Lance Armstrong – 1999, 2000, 2001, 2002, 2003, 2004, 2005 (all vacated)

Lance Armstrong had all seven of his Tour de France titles stripped and received a lifetime ban from all sports that follow the World Anti-Doping Code.

Alberto Contador – 2007, 2009

Alberto Contador is one of just seven riders to have won all three Grand Tours more than once. He’s also a four-time winner of the Vélo d’Or, the only person to win the award for the year’s best rider four times. He was the first man in the twenty-first century not named Lance Armstrong to win the Tour de France. However, after being implicated in a doping scandal (he was later cleared), Contador didn’t even have a pro contract going into the 2007 season. He went on to win that race by just twenty-three seconds over Cadel Evans (who would go on to win the Tour in 2011). Two years later, he notched his second Tour victory, beating Andy Schleck by just over four minutes.

Image via Shutterstock

Bradley Wiggins – 2012

Like Marco Pantani, Bradley Wiggins has just one Tour de France victory. That win came in 2012 after the British track champion fully committed to road racing. Wiggo won over many European fans after a fan threw carpet tacks onto the course during stage 14. Unaffected, Wiggins commanded the peloton to slow down and wait for his competitors—namely Cadel Evans, who suffered a puncture—to catch up. Since his 2012 victory, Wiggins has remained in the spotlight as a pundit, a rower, a published author, and lately, an advocate for mental health awareness.

The Contemporary Era


Chris Froome – 2013, 2015, 2016, 2017

After displaying strong form as a super domestique during the 2012 season, riding in support of Bradley Wiggins, Froome entered 2013 with massive expectations. He took on the leader’s role in some early-season races and headed into the Tour de France as the heavy favourite, fulfilling bets with a four-plus-minute win over Nairo Quintana. The following year, he crashed out of the race on stage 5. However, Froome returned with a 2015 victory, the first in three consecutive Tour de France wins.

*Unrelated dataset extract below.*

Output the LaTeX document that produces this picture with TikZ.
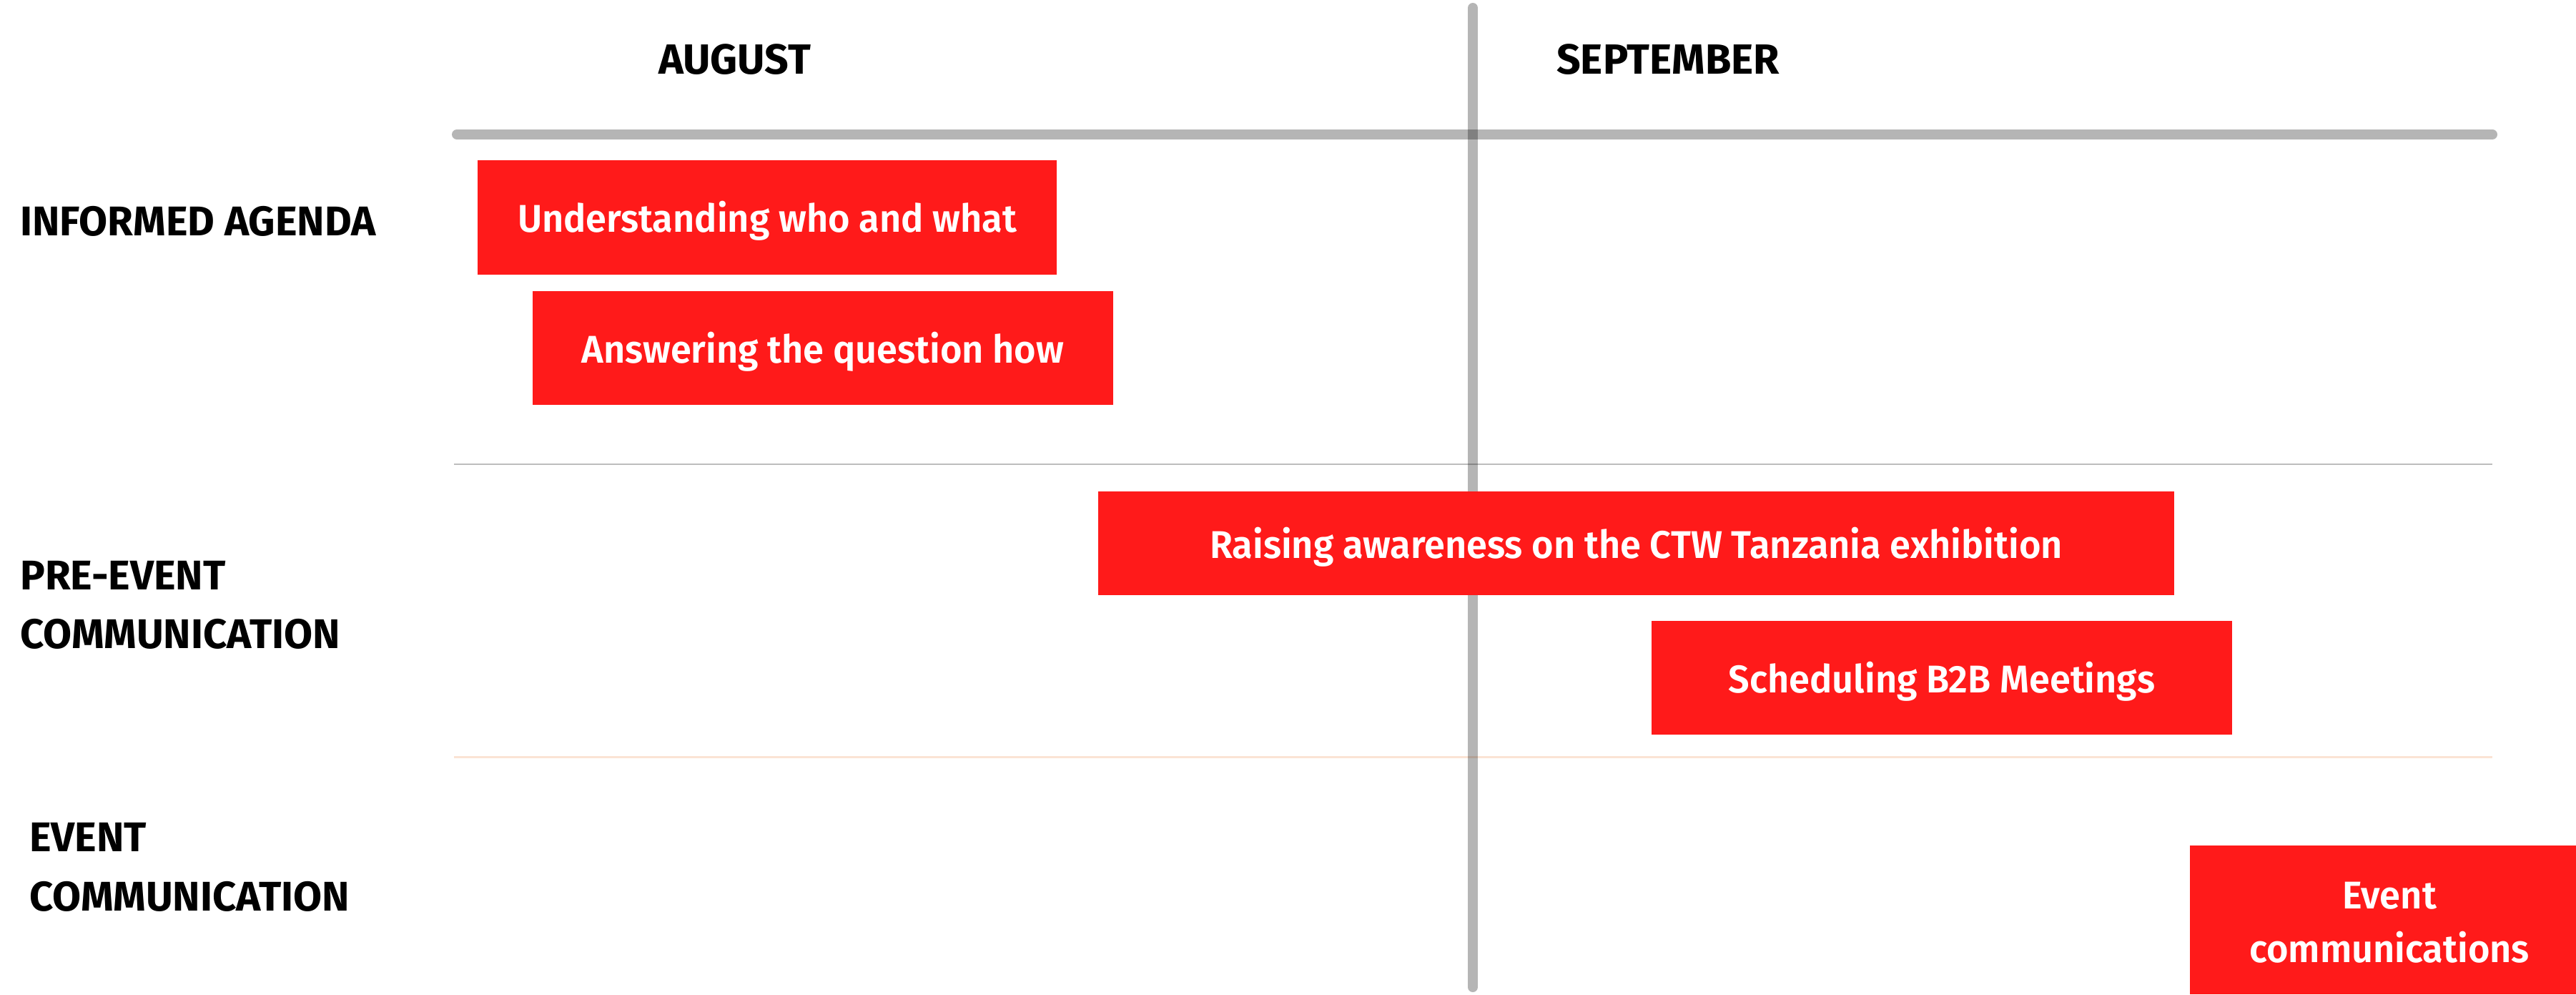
\documentclass[tikz,border=0pt]{standalone}
\usepackage{fontspec}
\newfontfamily\labfont{Fira Sans Bold}
\newfontfamily\barfont[FakeStretch=0.968]{Fira Sans SemiBold}
\definecolor{barred}{HTML}{FF1A1A}
\definecolor{gridgray}{HTML}{BDBDBD}
\definecolor{peach}{HTML}{FBE3D4}
\tikzset{
  rowlab/.style={anchor=base west, inner sep=0pt, font=\labfont\fontsize{58}{70}\selectfont, text=black},
  monthlab/.style={anchor=base west, inner sep=0pt, font=\labfont\fontsize{59}{70}\selectfont, text=black},
  bar/.style={fill=barred, draw=none, inner sep=0pt},
  task/.style={bar, text=white, font=\barfont\fontsize{54}{75}\selectfont, text height=41pt, text depth=0pt},
  tasktext/.style={inner sep=0pt, text=white, font=\barfont\fontsize{54}{75}\selectfont, align=center},
  thickrule/.style={draw=black, draw opacity=0.29, line width=14pt, line cap=round},
}
\begin{document}
\begin{tikzpicture}[x=1pt,y=-1pt]
\useasboundingbox[fill=white] (0,0) rectangle (3603,1390);
% grid lines
\coordinate (g1l) at (635,649); \coordinate (g1r) at (3486,649);
\coordinate (g2l) at (635,1058); \coordinate (g2r) at (3486,1058);
\coordinate (tl) at (639,188); \coordinate (tr) at (3486,188);
\coordinate (vt) at (2060,11); \coordinate (vb) at (2060,1380);
\draw[gridgray, line width=2.5pt] (g1l) -- (g1r);
\draw[peach, line width=3pt] (g2l) -- (g2r);
\draw[thickrule] (tl) -- (tr);
\draw[thickrule] (vt) -- (vb);
% month labels
\node[monthlab] (aug) at (921,103) {AUGUST};
\node[monthlab] (sep) at (2177,103) {SEPTEMBER};
% row labels
\node[rowlab] (ia) at (28,329) {INFORMED AGENDA};
\node[rowlab] (pe1) at (28,824) {PRE-EVENT};
\node[rowlab] (pe2) at (28,906) {COMMUNICATION};
\node[rowlab] (ev1) at (41,1190) {EVENT};
\node[rowlab] (ev2) at (41,1273) {COMMUNICATION};
% task bars
\node[task, minimum width=810pt, minimum height=160pt] (t1) at (1073,304) {Understanding who and what};
\node[task, minimum width=812pt, minimum height=159pt] (t2) at (1151,486.5) {Answering the question how};
\node[task, minimum width=1505pt, minimum height=145pt] (t3) at (2288.5,759.5) {Raising awareness on the CTW Tanzania exhibition};
\node[task, minimum width=812pt, minimum height=159pt] (t4) at (2716,947.5) {Scheduling B2B Meetings};
\node[bar, minimum width=540pt, minimum height=208pt] (t5) at (3333,1286) {};
\node[tasktext, anchor=south] (t5txt) at (3342,1347) {Event\\communications};
\end{tikzpicture}
\end{document}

Tadej Pogačar – 2020, 2021

In his short career, Tadej Pogačar has won just about everything there is to win. And he’s often done as much with aplomb and style, with many experts saying his versatility, pure strength, and insatiable will win make Pogačar the closest thing we’ve seen to Eddy Merckx since the real thing. His first Tour de France victory came in 2020 after he snatched the win from fellow Slovenian Primož Roglič. It was there that he won on the race’s penultimate stage, going from fifty seconds down on Roglič to one minute up in the span of one final climb. The following year, he defended with relative ease, beating then-newcomer Jonas Vingegaard by more than five minutes.


Jonas Vingegaard – 2022, 2023

Jonas Vingegaard’s backstory is already the stuff of legend. While working in a Danish fish factory, he was discovered after posting a ride to Strava. Within a few years, he won his first Tour de France, beating the seemingly invincible Tadej Pogačar. The following year, he went head-to-head with Tadej, winning his second-straight Tour on the back of one of the greatest time trials in the history of the Tour (and arguably ever). He then put the final nail into the coffin by doing what was then unthinkable: cracking Tadej Pogačar up a brutal climb.